Source: Practical Journalism, Helen Sissons (2006)
- Really useful – 12 basics of interviewing, listening and note-taking, from Poynter
- Ed’s Rules for interviewing, from Edward Champion’s Reluctant Habits
- The Art of the Pre-Interview, from Transom
SOME GOOD INTERVIEW EXAMPLES
” … like watching someone try to staple Jell-o to a wall …” Vox on “nightmare” interviewee Kellyanne Conway:
Jonathan Swan from Axios interviews President Donald Trump:
ABC 7.30 – Sarah Ferguson grills Joe Hockey:
ABC 7.30 – Artist Ben Quilty talks about saying goodbye to Myuran Sukumaran
Andrew Denton interviews actor Richard E. Grant, parts 1 and 2:
Leigh Sales interviews the Leader of the Opposition Tony Abbott (2013):
Read the notes about effective interviewing above, and watch the Swan-Trump interview. Discuss the points below.

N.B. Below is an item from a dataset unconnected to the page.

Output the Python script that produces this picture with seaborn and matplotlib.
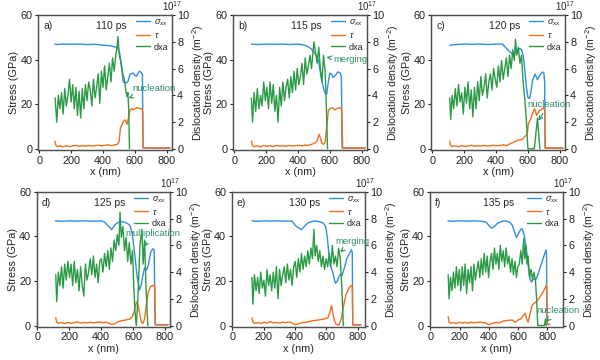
import matplotlib
matplotlib.use('Agg')
import matplotlib.pyplot as plt
import seaborn as sns
import pandas as pd

# ---------------- data ----------------
times = ["110 ps", "115 ps", "120 ps", "125 ps", "130 ps", "135 ps"]
letters = ["a)", "b)", "c)", "d)", "e)", "f)"]
notes = ["nucleation", "merging", "nucleation", "multiplication", "merging", "nucleation"]

# panel a
sxx_x_a = [98,110,150,200,250,300,350,400,440,470,490,505,515,527,540,555,570,587,600,610,620,629,640,647,651,700,760,820]
sxx_a = [47,46.8,47,46.9,47,46.8,46.9,46.5,46.3,45.8,45.6,43,37,30,29.5,30,33.5,34,33,32.6,34,34.8,34.2,33.5,0.4,0.4,0.3,0.4]
tau_x_a = [98,105,115,130,150,170,190,210,230,250,270,290,310,330,350,370,390,410,430,450,470,490,500,510,520,530,540,550,560,570,580,590,600,615,630,645,648,652,700,760,820]
tau_a = [3.5,1.5,1.0,1.3,0.9,1.4,1.0,1.3,1.6,1.1,1.4,1.2,1.5,1.2,1.4,1.6,1.3,1.5,1.8,1.4,1.7,2.0,3.0,9.5,11,12.5,13,11,14,17.5,18,17.5,18,18.5,18,18,17,0.4,0.4,0.3,0.4]
dxa_x_a = [100,110,120,130,140,150,160,170,180,190,200,210,220,230,240,250,260,270,280,290,300,310,320,330,340,350,360,370,380,390,400,410,420,430,440,450,460,470,480,488,494,502,514,524,534,542,550,556,561,566]
dxa_a = [3.8,2.0,4.0,3.0,4.2,2.6,4.5,3.2,4.0,5.2,3.5,4.8,3.0,4.6,2.5,4.3,2.3,4.5,3.0,4.8,3.6,5.0,4.4,3.2,5.2,3.8,4.6,5.6,3.4,5.8,4.6,6.2,4.4,5.4,6.4,5.0,6.8,5.8,7.0,7.6,8.4,7.0,6.4,5.6,5.2,4.4,3.9,4.2,3.0,0.0]

# panel b
sxx_x_b = [108,150,200,250,300,350,400,440,460,480,500,515,530,545,560,570,580,590,600,610,620,635,650,665,672,676,720,820]
sxx_b = [47,46.8,47,46.9,47,46.8,47,46.5,46,45,43.5,42,39,32,27,25,24.5,30,34,33.5,32,33,34.5,34,32,0.4,0.4,0.3]
tau_x_b = [108,114,125,145,165,185,205,225,245,265,285,305,325,345,365,385,405,425,445,465,485,505,520,532,540,550,560,570,580,590,600,615,630,645,660,670,675,680,720,820]
tau_b = [3.5,1.5,1.0,1.3,0.9,1.5,1.1,1.4,1.0,1.5,1.2,1.4,1.1,1.5,1.3,1.4,1.6,1.3,1.7,1.5,2.0,2.5,3.5,6.5,5,2.5,2.0,3,10,17,18,18.5,17.5,18,18.5,18,17,0.3,0.3,0.3]
dxa_x_b = [108,115,125,135,145,155,165,175,185,195,205,215,225,235,245,255,265,275,285,295,305,315,325,335,345,355,365,375,385,395,405,415,425,435,445,455,465,475,485,495,500,510,520,530,540,550,560,570,578,585]
dxa_b = [3.8,2.0,4.2,2.8,4.5,3.0,4.0,3.2,5.0,3.6,4.6,3.0,5.0,3.4,4.8,2.8,4.0,2.0,4.6,3.2,5.0,3.6,4.6,5.2,3.8,5.4,4.2,5.8,4.4,6.0,4.8,5.4,6.4,4.8,6.8,5.6,6.2,7.0,6.0,7.4,8.0,7.2,6.4,7.6,6.0,5.0,7.0,5.8,3.0,0.0]

# panel c
sxx_x_c = [110,150,200,250,300,350,400,440,460,480,495,510,525,540,550,560,570,580,590,600,610,620,630,645,660,675,690,700,705,708,760,820]
sxx_c = [46.5,46.8,47,46.9,47,46.8,47,47,45.5,44,43,42,43.5,44.5,45,44.5,42,36,28,23,22.5,26,31,33.5,31,33,34.5,34,30,0.4,0.4,0.3]
tau_x_c = [110,116,126,146,166,186,206,226,246,266,286,306,326,346,366,386,406,426,446,466,486,506,526,546,566,580,590,598,602,615,630,642,655,670,690,700,705,708,760,820]
tau_c = [3.5,1.5,1.0,1.3,0.9,1.4,1.0,1.3,1.6,1.1,1.4,1.2,1.5,1.2,1.4,1.6,1.3,1.5,1.8,1.4,2.2,2.8,3.5,4.0,4.2,5.5,6,8,11,13,16,18,15,17,18,18.5,17,0.3,0.3,0.3]
dxa_x_c = [110,116,125,135,145,155,165,175,185,195,205,215,225,235,245,255,265,275,285,295,305,315,325,335,345,355,365,375,385,395,405,415,425,435,445,455,465,475,485,495,505,515,522,530,540,550,560,570,580,590,600,640,660,675]
dxa_c = [3.8,2.2,4.0,3.0,4.5,3.2,4.8,3.5,4.2,2.6,4.6,3.4,5.0,3.0,4.4,2.4,4.6,3.0,5.0,3.6,5.4,4.0,4.6,5.6,3.8,5.0,5.6,4.4,6.0,5.2,4.6,6.2,5.0,6.6,5.2,6.0,6.8,5.4,7.0,6.0,7.4,6.6,8.2,7.0,7.6,6.4,7.0,5.0,3.8,2.2,0.0,0.0,2.3,0.0]

# panel d
sxx_x_d = [112,150,200,250,300,350,400,420,440,455,465,475,490,505,520,540,560,580,595,610,625,640,650,660,672,685,695,710,725,732,738,780,820]
sxx_d = [47,46.8,47,46.9,47,46.8,47,46.5,45,44,43,44,45.5,46.2,46.6,46.5,46,45,41,32,22,16,18,22,26,25,27,33,34.5,34,0.4,0.4,0.3]
tau_x_d = [115,121,131,151,171,191,211,231,251,271,291,311,331,351,371,391,411,431,451,465,480,500,520,540,560,580,595,605,615,622,632,642,652,662,672,682,695,710,725,735,740,780,820]
tau_d = [3.5,1.5,1.0,1.3,0.9,1.4,1.0,1.3,1.6,1.1,1.4,1.2,1.5,1.2,1.4,1.6,1.3,1.5,1.0,0.5,0.6,1.5,2.0,2.3,2.6,3.0,4,6,9,10.5,9,5,1.5,1.0,3,9,15,17.5,18,18,0.3,0.3,0.3]
dxa_x_d = [115,121,131,141,151,161,171,181,191,201,211,221,231,241,251,261,271,281,291,301,311,321,331,341,351,361,371,381,391,401,411,421,431,441,451,461,471,481,491,501,511,518,526,536,546,556,566,576,586,596,604,612,620,630,643,655,663,672,682,692]
dxa_d = [3.8,1.8,4.0,3.0,4.4,2.8,4.6,3.4,4.8,3.6,4.6,3.0,4.8,3.2,4.2,2.6,4.4,3.0,2.2,4.6,3.4,4.0,5.0,3.8,5.2,3.6,4.6,3.2,4.8,5.0,4.0,5.4,4.4,5.6,4.2,5.8,4.8,6.4,5.6,6.8,6.0,8.5,6.6,7.4,5.6,6.6,4.8,6.2,4.6,5.6,3.0,1.0,0.0,2.0,6.0,7.2,4.6,6.4,2.5,0.0]

# panel e
sxx_x_e = [125,150,200,250,300,350,380,400,420,440,460,480,500,520,540,560,580,595,605,615,625,640,657,670,680,690,700,715,730,745,760,765,768,800,820]
sxx_e = [47,46.8,47,46.9,47,46.8,47,45,44,43,44.5,46,46.5,47,46.8,46.5,46,44.5,40,33,27,24,19,20,22,23,22.5,26,30,32,34,33,0.4,0.4,0.3]
tau_x_e = [125,131,141,161,181,201,221,241,261,281,301,321,341,361,381,400,415,430,450,470,500,530,560,590,610,622,632,640,650,662,680,695,710,725,745,760,765,768,800,820]
tau_e = [3.5,1.5,1.0,1.3,0.9,1.5,1.1,1.8,1.2,1.4,1.1,1.5,1.3,1.6,1.2,0.4,0.6,1.0,1.3,1.5,2.0,2.3,2.6,3.0,3.5,6,9,6,2.5,0.5,0.3,3,9,14,17,18,17.5,0.3,0.3,0.3]
dxa_x_e = [125,131,141,151,161,171,181,191,201,211,221,231,241,251,261,271,281,291,301,311,321,331,341,351,361,371,381,391,401,411,421,431,441,451,461,471,481,491,501,511,520,528,538,548,558,568,578,588,598,608,618,628,638,648,658,668,678,688,698,708]
dxa_e = [3.6,1.6,3.8,2.6,3.6,2.4,4.0,2.8,3.4,2.2,4.2,3.0,3.8,2.6,4.0,2.8,4.4,2.0,4.2,3.0,3.8,4.4,3.2,4.6,3.4,4.2,3.0,4.4,4.8,3.6,5.0,4.0,5.4,4.2,5.2,4.4,5.6,4.6,5.8,5.0,7.2,5.2,6.0,4.8,5.6,4.4,5.2,4.2,5.0,4.4,5.4,4.4,6.0,4.6,5.2,4.4,5.8,5.0,3.0,0.0]

# panel f
sxx_x_f = [120,150,200,250,300,350,380,400,410,420,440,460,480,500,520,540,560,575,588,600,615,626,640,650,660,670,680,690,700,715,725,740,760,775,790,794,797,815]
sxx_f = [47,46.8,47,46.9,47,46.8,46.5,45,44,43.8,44.5,46,46.5,47,46.8,46.5,45,42,39.5,41,43,43.5,41,37,32,26,21,19.5,20.5,21,21,24,28,31,34,32,0.5,0.5]
tau_x_f = [122,128,138,158,178,198,218,238,258,278,298,318,338,358,378,400,415,430,450,470,500,530,560,580,600,620,635,648,658,668,680,695,710,730,750,770,785,792,796,800,815]
tau_f = [4.0,1.5,1.0,1.3,0.9,1.5,1.1,1.4,1.0,1.5,1.2,1.4,1.6,1.3,1.2,0.3,0.8,1.0,1.4,1.2,2.0,2.3,2.5,1.5,2.5,3,4.5,5.5,3,1.5,5,9,10,11,13,15,17,18,15,0.5,0.5]
dxa_x_f = [122,128,138,148,158,168,178,188,198,208,218,228,238,248,258,268,278,288,298,308,318,328,338,348,358,368,378,388,398,408,418,428,438,448,458,468,478,488,498,508,518,528,538,548,558,568,578,588,598,608,618,628,638,645,652,660,668,678,688,698,708,718,726,734,780,786,792]
dxa_f = [3.8,2.0,3.6,2.6,4.0,2.8,4.4,3.0,4.2,2.6,4.4,3.0,4.6,2.4,4.2,3.2,4.4,2.6,4.6,3.4,4.2,4.8,3.6,5.0,3.8,5.4,4.0,5.2,3.6,4.8,5.4,4.2,5.8,4.6,5.4,4.2,6.0,4.8,5.6,4.4,5.8,4.6,5.2,4.0,5.0,3.8,4.8,3.6,4.4,4.6,5.6,4.6,6.5,5.0,6.0,4.6,5.2,3.6,4.2,3.4,4.0,3.4,2.0,0.0,0.0,0.5,0.0]

panels = [
    (sxx_x_a, sxx_a, tau_x_a, tau_a, dxa_x_a, dxa_a),
    (sxx_x_b, sxx_b, tau_x_b, tau_b, dxa_x_b, dxa_b),
    (sxx_x_c, sxx_c, tau_x_c, tau_c, dxa_x_c, dxa_c),
    (sxx_x_d, sxx_d, tau_x_d, tau_d, dxa_x_d, dxa_d),
    (sxx_x_e, sxx_e, tau_x_e, tau_e, dxa_x_e, dxa_e),
    (sxx_x_f, sxx_f, tau_x_f, tau_f, dxa_x_f, dxa_f),
]
# annotation text position and arrow target (x nm, density 1e17 m^-2)
note_text_xy = [(585, 4.5), (620, 6.65), (596, 3.3), (552, 6.85), (660, 6.3), (722, 1.1)]
note_arrow_xy = [(560, 3.8), (580, 6.85), (665, 2.1), (668, 5.9), (688, 5.5), (790, 0.3)]
xmax = [830, 830, 830, 830, 845, 905]

# ---------------- style ----------------
sns.set_theme(style='ticks')
plt.rcParams['font.family'] = ['Liberation Sans', 'DejaVu Sans']
plt.rcParams['mathtext.fontset'] = 'custom'
plt.rcParams['mathtext.rm'] = 'Liberation Sans'
plt.rcParams['mathtext.it'] = 'Liberation Sans:italic'

C_S = '#2e8fe3'
C_T = '#f0701e'
C_D = '#2a9a45'
C_N = '#2f8f66'
SP = '#505050'

fig = plt.figure(figsize=(6, 3.6), dpi=100)
lefts = [[0.064, 0.389, 0.719], [0.061, 0.386, 0.716]]
bottoms = [0.583, 0.092]
W, H = 0.222, 0.375

for i, (sx, sy, tx, ty, dx, dy) in enumerate(panels):
    r, c = divmod(i, 3)
    ax = fig.add_axes([lefts[r][c], bottoms[r], W, H])
    ax2 = ax.twinx()
    sns.lineplot(x=sx, y=sy, ax=ax, color=C_S, lw=1.0, estimator=None, sort=False, label=r'$\sigma_{xx}$')
    sns.lineplot(x=tx, y=ty, ax=ax, color=C_T, lw=1.0, estimator=None, sort=False, label=r'$\tau$')
    sns.lineplot(x=dx, y=dy, ax=ax2, color=C_D, lw=1.0, estimator=None, sort=False, label='dxa')
    h1, l1 = ax.get_legend_handles_labels()
    h2, l2 = ax2.get_legend_handles_labels()
    if ax.get_legend():
        ax.get_legend().remove()
    ax2.legend(h1 + h2, l1 + l2, loc='upper right', bbox_to_anchor=(1.03, 1.035),
               frameon=False, fontsize=6.5, handlelength=1.6, handletextpad=0.4,
               labelspacing=0.3, borderpad=0.3)
    ax.set_xlim(-5, xmax[i])
    ax.set_ylim(-0.6, 60)
    ax2.set_ylim(-0.1, 10)
    ax.set_xticks([0, 200, 400, 600, 800])
    ax.set_yticks([0, 20, 40, 60])
    ax2.set_yticks([0, 2, 4, 6, 8, 10])
    ax.set_xlabel('x (nm)', fontsize=7.8, labelpad=1)
    ax.set_ylabel('Stress (GPa)', fontsize=7.8, labelpad=1)
    ax2.set_ylabel(r'Dislocation density (m$^{-2}$)', fontsize=7.6, labelpad=0.5)
    for a in (ax, ax2):
        a.tick_params(labelsize=7.8, length=2.5, width=0.8, pad=1.5, colors='#222222')
        for s in a.spines.values():
            s.set_color(SP)
            s.set_linewidth(0.9)
    ax.text(0.04, 0.92, letters[i], transform=ax.transAxes, fontsize=7.5, va='center', ha='left')
    ax.text(0.52 if i == 5 else 0.55, 0.92, times[i], transform=ax.transAxes,
            fontsize=7.5, va='center', ha='center')
    ax2.text(1.0, 1.015, r'$10^{17}$', transform=ax2.transAxes, fontsize=7,
             va='bottom', ha='center')
    ax2.annotate(notes[i], xy=note_arrow_xy[i], xytext=note_text_xy[i],
                 fontsize=6.8, color=C_N, va='center', ha='left', annotation_clip=False,
                 arrowprops=dict(arrowstyle='->', color=C_N, lw=0.8, shrinkA=1, shrinkB=0))

fig.savefig('out.png', dpi=100)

- Was it an effective interview? Why or why not?
- What observations can you make about how the interview was conducted?
- What was the purpose of the interview?
- Does Swan follow a particular line of questioning?
- What is revealed in the interview?
- What questions would you ask if you had the opportunity to interview Trump?
Think about the interview you will conduct for your assessment. Start to develop ideas and some research. Bring to class next week:
- The name and occupation of the person you will interview
- A draft list of questions
- Ideas about where you will conduct the interview and how you will record it. Please remember we are following Department of Health guidelines for social distancing. You may book a studio by letting Natalie know beforehand.